On Tue, 19 May 2009 15:04:28 -0700, Eddie Epstein <[email protected]>
wrote:
Since your original proposal back in 2007 there has been a growing
effort to add annotators to the project. Do you have any components
that use the proposed document model type system, say a collection
reader, that you would be willing to submit?
I did use this schema in a prototype. I used the Stax parser to convert
XML to this annotation structure over plain text. Since the proposed
schema losses no XML information, the XML can be reproduced from the CAS,
if desired. Not byte-for-byte, since carriage ruturns may come out
differently, but certainly functionally equivalent XML.
HTML was first cleaned up with HTMLCleaner, converted to XML (XHTML), and
then sent through the Stax parser and into the CAS.
For other formats, I used a commercial filtering product to convert PDF,
Office, etc. to HTML, and then through the above process.
An open-source solution to filtering binary formats could use Aperture to
produce XML+RDF, and then through the above process.
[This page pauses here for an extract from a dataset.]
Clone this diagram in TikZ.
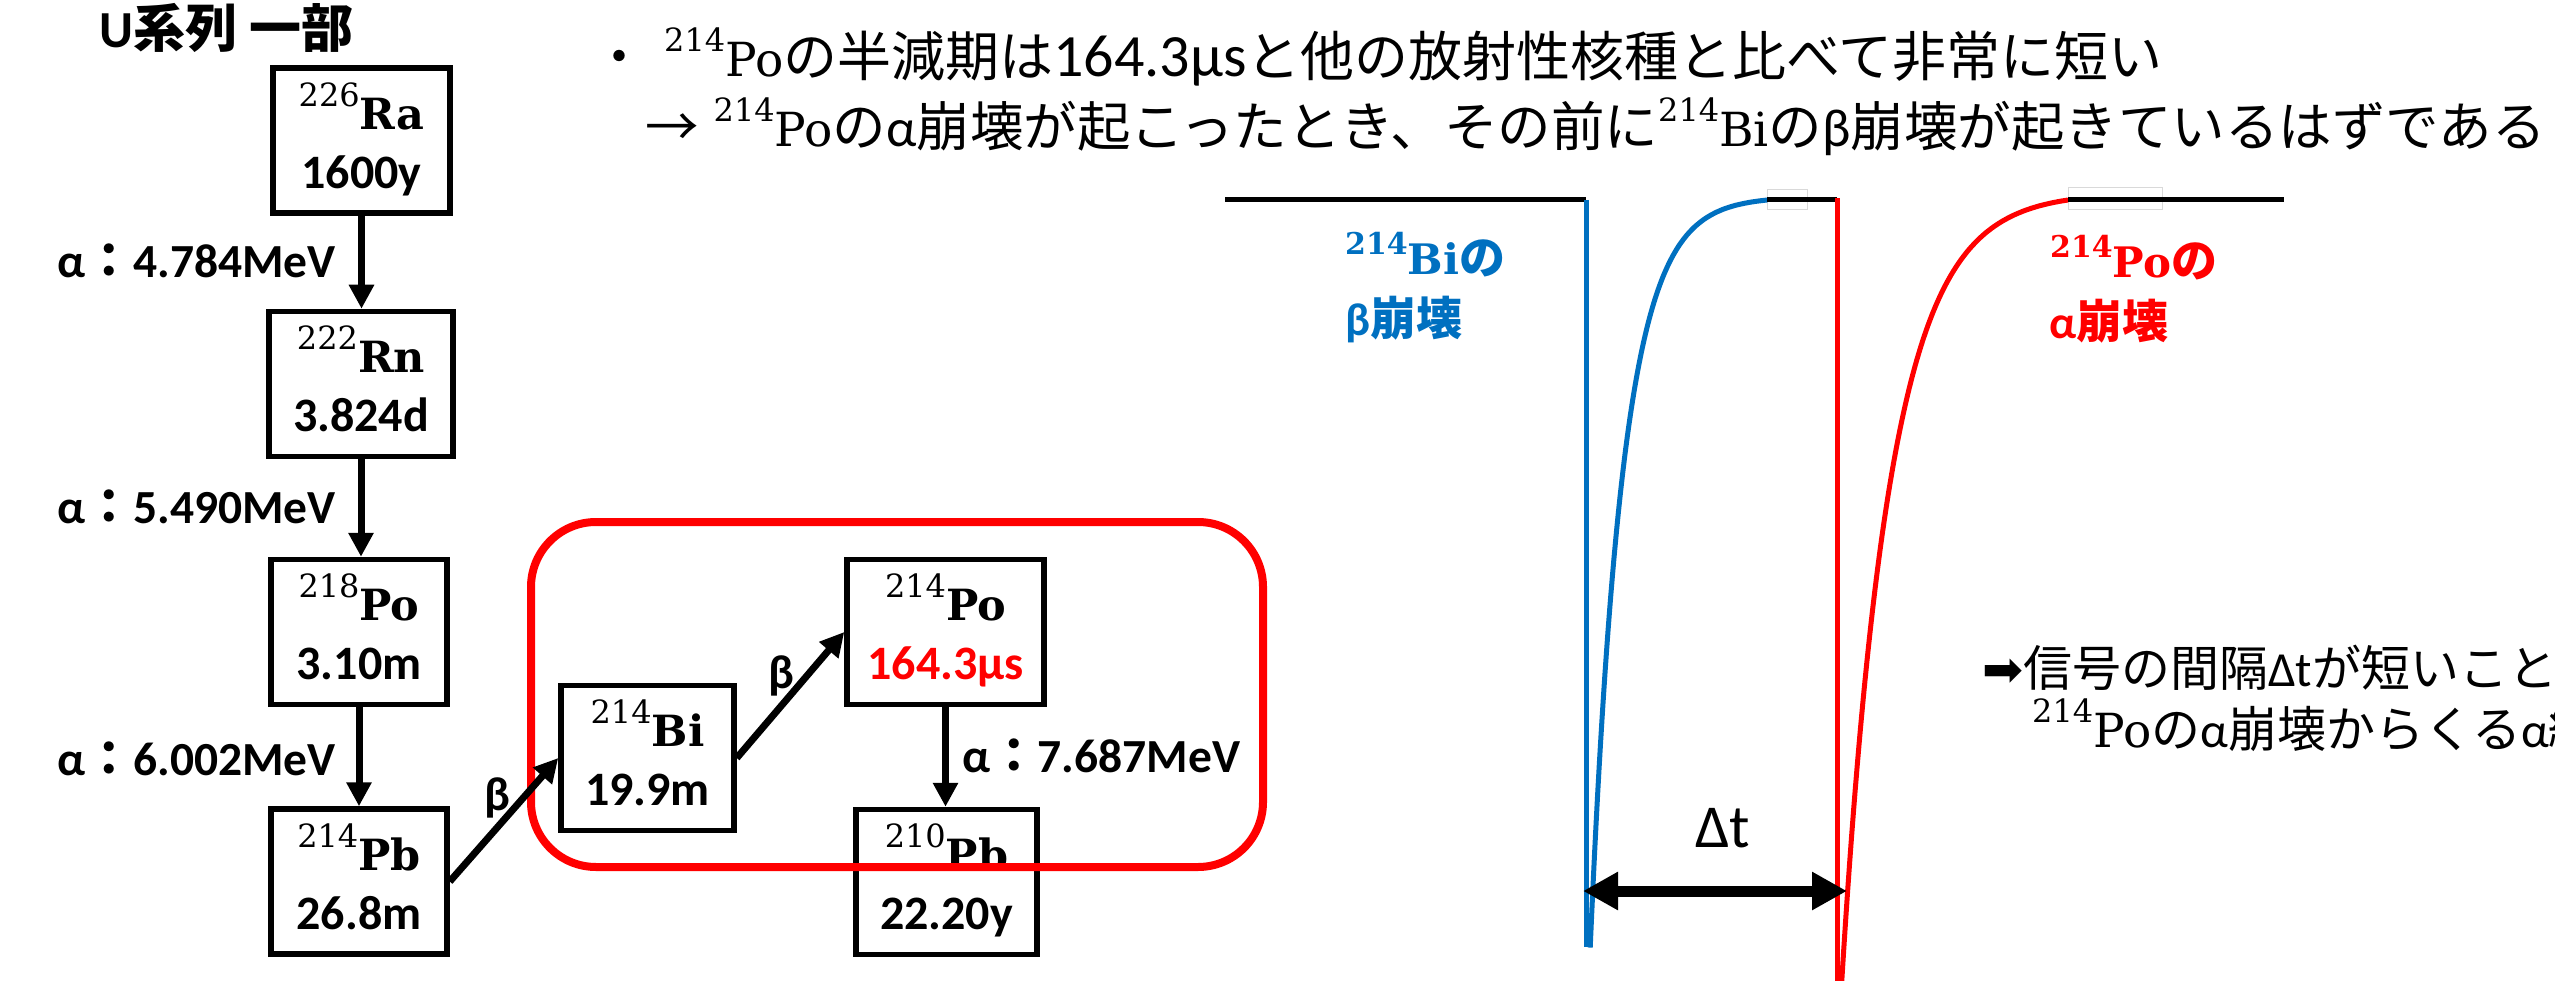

The annotators I used didn't understand the CAS, only HTML, so I had to
keep that in addition to the CAS to feed to those annotators. The offsets
these annotators returned were then relative to the HTML, so I kept a map
of offset ranges between the HTML and the plain-text in the CAS. This let
me translate the offsets returned from the annotators against the HTML
into offsets against the CAS, so when I created annotations they pointed
to the right place.
So I can't contribute the commercial filter code (we don't have source
code anyway). I may be able to contribute the XML and HTML converters,
since that code was never shipped as a product. However, it will require
approval from some EVP three levels above me. I will look into it, but
don't hold your breath.
Greg Holmberg